问题
I've got a basic codeset like this (inside a controller):
$sql = 'select * from someLargeTable limit 1000';
$em = $this->getDoctrine()->getManager();
$conn = $em->getConnection();
$statement = $conn->prepare($sql);
$statement->execute();
My difficulty is that when the resultset is only a few records, the memory usage is not that bad. I echoed some debugging information before and after running the $statement->execute(); part of the code, and found for my implementation that I have the following:
pre-execute... rowCount :: 0 memory: 49.614 MB
post-execute... rowCount :: 1000 memory: 50.917 MB
When moving this up from 1000 records, to 10k the difference in MB usage grows to 13 MB
pre-execute... rowCount :: 0 memory: 49.614 MB
post-execute... rowCount :: 10000 memory: 62.521 MB
Eventually, retrieving around 50k records I get close to my maximum memory allocation:
pre-execute... rowCount :: 0 memory: 49.614 MB
post-execute... rowCount :: 50000 memory: 114.096 MB
With this implementation, there is no way I could write a controller (or even command for that matter) that will allow me to retrieve a CSV of data. Sure, 50k+ entries sounds a lot and the question begs why, but that's not the issue.
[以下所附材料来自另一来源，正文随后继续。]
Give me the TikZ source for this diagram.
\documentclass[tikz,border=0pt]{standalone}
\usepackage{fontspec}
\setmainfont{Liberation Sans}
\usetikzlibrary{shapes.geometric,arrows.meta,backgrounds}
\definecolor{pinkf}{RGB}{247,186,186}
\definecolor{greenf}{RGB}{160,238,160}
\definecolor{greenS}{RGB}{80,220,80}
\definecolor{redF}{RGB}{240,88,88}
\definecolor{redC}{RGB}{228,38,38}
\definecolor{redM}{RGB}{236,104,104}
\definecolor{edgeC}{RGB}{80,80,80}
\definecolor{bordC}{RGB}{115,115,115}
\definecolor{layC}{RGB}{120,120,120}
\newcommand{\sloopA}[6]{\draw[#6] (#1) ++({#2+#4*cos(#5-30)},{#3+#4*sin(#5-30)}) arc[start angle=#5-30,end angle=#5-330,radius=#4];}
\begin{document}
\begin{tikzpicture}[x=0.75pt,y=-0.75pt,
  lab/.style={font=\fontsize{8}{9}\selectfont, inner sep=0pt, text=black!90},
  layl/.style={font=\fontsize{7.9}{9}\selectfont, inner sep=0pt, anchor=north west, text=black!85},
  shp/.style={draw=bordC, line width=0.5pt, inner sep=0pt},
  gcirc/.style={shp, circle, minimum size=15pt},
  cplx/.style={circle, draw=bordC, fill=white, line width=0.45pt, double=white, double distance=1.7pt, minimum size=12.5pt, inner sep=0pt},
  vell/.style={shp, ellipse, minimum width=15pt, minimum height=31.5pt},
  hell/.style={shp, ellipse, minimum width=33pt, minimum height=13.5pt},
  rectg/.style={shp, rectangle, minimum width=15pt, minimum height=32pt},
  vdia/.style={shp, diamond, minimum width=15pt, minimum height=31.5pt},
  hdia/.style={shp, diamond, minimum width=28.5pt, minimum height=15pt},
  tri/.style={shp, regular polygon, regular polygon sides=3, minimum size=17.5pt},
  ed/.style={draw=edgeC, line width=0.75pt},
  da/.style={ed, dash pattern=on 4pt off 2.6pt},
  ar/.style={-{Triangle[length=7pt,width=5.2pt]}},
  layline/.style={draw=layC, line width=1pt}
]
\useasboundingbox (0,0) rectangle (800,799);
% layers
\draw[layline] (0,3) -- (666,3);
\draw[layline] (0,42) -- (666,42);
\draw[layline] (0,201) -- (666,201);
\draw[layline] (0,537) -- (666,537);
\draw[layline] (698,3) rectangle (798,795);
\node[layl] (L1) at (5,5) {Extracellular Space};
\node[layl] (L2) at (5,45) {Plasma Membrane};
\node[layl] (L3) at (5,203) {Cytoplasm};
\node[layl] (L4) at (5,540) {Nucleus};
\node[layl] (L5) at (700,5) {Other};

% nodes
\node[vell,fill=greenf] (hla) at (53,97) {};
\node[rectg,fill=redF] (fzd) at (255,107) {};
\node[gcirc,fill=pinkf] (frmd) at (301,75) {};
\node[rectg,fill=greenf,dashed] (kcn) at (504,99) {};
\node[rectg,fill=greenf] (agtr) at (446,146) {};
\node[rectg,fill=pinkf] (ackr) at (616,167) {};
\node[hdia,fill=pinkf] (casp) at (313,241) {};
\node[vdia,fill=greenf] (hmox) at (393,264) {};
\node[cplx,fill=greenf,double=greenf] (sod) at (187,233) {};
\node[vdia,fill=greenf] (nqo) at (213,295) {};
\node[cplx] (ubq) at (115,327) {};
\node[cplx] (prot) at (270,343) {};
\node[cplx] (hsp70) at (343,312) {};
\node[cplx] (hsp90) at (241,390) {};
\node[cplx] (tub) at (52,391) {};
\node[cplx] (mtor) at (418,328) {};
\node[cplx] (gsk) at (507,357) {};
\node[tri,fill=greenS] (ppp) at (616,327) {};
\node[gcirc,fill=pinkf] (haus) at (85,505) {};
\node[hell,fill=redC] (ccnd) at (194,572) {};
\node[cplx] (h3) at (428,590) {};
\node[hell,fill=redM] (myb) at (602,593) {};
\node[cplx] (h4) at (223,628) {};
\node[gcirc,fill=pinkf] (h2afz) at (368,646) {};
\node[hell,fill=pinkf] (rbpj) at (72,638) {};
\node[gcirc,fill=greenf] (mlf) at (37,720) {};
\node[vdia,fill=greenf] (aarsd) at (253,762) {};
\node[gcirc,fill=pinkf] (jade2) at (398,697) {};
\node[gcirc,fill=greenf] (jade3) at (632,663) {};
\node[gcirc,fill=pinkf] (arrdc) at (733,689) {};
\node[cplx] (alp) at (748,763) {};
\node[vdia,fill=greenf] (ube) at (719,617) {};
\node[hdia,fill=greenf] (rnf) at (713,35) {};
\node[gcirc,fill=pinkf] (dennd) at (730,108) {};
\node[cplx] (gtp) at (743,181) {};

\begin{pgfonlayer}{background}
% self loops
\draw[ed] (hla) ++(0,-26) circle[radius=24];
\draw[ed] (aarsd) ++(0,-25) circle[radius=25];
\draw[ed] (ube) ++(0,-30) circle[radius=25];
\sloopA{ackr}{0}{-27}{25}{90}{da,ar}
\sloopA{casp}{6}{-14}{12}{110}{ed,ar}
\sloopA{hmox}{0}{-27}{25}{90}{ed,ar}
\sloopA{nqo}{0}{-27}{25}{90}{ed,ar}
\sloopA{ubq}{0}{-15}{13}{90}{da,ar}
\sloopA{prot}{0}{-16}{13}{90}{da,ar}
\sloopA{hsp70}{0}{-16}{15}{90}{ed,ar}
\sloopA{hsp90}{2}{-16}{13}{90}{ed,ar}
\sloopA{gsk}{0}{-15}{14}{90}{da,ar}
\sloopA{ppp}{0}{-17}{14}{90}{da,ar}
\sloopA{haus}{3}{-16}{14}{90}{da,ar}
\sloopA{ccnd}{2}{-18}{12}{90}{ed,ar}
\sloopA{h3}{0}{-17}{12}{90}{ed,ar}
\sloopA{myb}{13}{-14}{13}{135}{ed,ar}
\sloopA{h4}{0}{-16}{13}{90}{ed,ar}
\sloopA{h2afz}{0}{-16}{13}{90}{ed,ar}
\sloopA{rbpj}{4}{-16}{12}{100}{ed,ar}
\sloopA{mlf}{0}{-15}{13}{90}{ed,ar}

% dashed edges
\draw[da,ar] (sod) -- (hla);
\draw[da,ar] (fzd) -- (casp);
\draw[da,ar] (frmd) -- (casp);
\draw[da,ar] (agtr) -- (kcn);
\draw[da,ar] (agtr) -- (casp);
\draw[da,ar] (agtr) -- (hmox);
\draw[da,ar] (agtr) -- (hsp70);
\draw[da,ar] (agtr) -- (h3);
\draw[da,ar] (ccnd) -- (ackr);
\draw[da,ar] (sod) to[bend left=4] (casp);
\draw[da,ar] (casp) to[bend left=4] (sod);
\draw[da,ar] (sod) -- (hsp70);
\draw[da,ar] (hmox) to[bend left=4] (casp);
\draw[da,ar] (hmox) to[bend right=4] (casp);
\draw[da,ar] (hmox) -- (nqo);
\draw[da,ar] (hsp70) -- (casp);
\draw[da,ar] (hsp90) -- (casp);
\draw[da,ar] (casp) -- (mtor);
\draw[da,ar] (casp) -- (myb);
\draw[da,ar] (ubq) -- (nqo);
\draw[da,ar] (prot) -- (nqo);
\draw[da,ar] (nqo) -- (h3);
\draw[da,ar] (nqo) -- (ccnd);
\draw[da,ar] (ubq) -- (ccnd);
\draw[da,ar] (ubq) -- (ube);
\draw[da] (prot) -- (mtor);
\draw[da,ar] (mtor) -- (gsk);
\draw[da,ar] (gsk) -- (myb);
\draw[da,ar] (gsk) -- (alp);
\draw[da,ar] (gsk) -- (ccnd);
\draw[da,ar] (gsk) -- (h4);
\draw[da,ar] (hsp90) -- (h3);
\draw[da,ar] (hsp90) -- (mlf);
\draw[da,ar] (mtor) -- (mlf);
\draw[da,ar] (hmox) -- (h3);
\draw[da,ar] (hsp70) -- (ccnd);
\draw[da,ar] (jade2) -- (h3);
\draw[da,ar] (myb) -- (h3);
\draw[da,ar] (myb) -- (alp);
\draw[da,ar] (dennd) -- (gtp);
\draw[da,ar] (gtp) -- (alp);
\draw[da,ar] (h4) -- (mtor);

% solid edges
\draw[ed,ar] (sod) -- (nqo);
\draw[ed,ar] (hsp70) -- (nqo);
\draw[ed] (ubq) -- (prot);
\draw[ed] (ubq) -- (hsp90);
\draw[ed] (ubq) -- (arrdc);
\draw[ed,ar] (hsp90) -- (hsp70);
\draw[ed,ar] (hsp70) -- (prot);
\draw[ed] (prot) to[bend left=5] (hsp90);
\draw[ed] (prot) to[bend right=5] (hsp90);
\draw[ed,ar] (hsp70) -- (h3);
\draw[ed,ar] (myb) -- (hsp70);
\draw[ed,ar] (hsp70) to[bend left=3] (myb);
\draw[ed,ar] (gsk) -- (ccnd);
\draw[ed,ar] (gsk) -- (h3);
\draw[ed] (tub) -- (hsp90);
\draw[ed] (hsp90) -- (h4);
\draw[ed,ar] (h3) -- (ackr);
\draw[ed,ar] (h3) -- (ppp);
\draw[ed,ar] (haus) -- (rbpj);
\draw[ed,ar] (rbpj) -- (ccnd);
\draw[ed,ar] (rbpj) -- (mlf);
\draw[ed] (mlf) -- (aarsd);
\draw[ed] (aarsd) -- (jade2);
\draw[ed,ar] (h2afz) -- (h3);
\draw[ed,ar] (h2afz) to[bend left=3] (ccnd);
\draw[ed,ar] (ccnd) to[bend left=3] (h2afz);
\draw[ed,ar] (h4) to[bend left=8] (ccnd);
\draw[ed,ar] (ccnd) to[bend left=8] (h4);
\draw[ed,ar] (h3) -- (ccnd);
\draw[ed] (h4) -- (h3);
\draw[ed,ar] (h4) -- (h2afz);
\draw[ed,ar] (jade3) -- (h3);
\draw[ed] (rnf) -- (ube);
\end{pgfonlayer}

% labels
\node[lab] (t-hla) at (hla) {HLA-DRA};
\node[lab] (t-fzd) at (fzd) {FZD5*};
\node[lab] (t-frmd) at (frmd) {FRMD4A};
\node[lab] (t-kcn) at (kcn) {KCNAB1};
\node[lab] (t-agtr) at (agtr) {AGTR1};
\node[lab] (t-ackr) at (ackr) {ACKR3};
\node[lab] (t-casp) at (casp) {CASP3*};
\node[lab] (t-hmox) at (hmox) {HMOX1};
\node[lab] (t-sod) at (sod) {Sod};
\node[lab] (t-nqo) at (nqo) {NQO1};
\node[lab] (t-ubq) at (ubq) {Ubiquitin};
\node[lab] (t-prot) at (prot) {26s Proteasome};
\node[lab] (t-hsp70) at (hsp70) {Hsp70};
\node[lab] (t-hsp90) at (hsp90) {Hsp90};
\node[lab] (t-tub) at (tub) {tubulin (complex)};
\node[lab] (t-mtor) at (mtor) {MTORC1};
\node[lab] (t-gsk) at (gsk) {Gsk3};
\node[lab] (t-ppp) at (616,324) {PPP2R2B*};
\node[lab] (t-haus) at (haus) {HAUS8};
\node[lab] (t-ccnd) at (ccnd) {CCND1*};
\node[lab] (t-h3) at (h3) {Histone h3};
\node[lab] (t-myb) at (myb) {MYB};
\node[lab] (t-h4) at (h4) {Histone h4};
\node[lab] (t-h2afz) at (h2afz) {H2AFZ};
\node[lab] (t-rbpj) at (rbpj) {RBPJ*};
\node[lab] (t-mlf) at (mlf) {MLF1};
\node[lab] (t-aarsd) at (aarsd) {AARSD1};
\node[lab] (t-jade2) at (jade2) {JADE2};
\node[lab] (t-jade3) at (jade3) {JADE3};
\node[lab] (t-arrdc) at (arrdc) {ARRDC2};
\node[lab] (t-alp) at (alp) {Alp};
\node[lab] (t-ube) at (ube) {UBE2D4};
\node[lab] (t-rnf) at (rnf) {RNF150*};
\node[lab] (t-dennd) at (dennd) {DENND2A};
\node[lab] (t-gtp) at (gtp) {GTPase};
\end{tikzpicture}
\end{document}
My ultimate question is: Is it possible to tell the DBAL/Connection or DBAL/Statement to, when executing, buffer the data inside SQL rather than in PHP in it's entirety. For instance, if I have 10 million rows, to only send the first say 10k rows to PHP... let me look through them by way of @statement->fetch(); and when the cursor gets to the end of the 10k, truncate the array and fetch the next 10k from the DB?
回答1:
NOTE: This answer is wrong. I have tried deleting it, but it won’t disappear, because it’s the accepted one. I have flagged it for mod review, but they won’t remove it. See the other answers for better solutions. – lxg
Assuming that your query can be represented in DQL, you could use an iterated query with DQL:
$i = 0;
$batchSize = 100; // try different values, like 20 <= $batchSize <= 1000
$q = $em->createQuery('SELECT e FROM YourWhateverBundle:Entity');
$iterableResult = $q->iterate();
foreach($iterableResult as $row)
{
$entity = $row[0];
// do whatever you need with the entity object
if (($i % $batchSize) == 0)
{
$em->flush(); // if you need to update something
$em->clear(); // frees memory. BEWARE: former entity references are lost.
}
++$i;
// if you only want to process a certain number of elements,
// you can of course break the loop here.
}
http://docs.doctrine-project.org/en/2.0.x/reference/batch-processing.html
If you need to use a native query, you could work with LIMIT offsets to generate chunks of 1000 records, and try clearing the EntityManager between them. (Haven't tested this, but I would avoid native queries with Doctrine anyway.)
回答2:
I just ran into the same problem and wanted to share a possible solution. Chances are your DBAL uses PDO library and its PDO::MYSQL_ATTR_USE_BUFFERED_QUERY
set to true which means all the results in your query are cached on mysql side and buffered into memory by PDO even though you never call $statement->fetchAll()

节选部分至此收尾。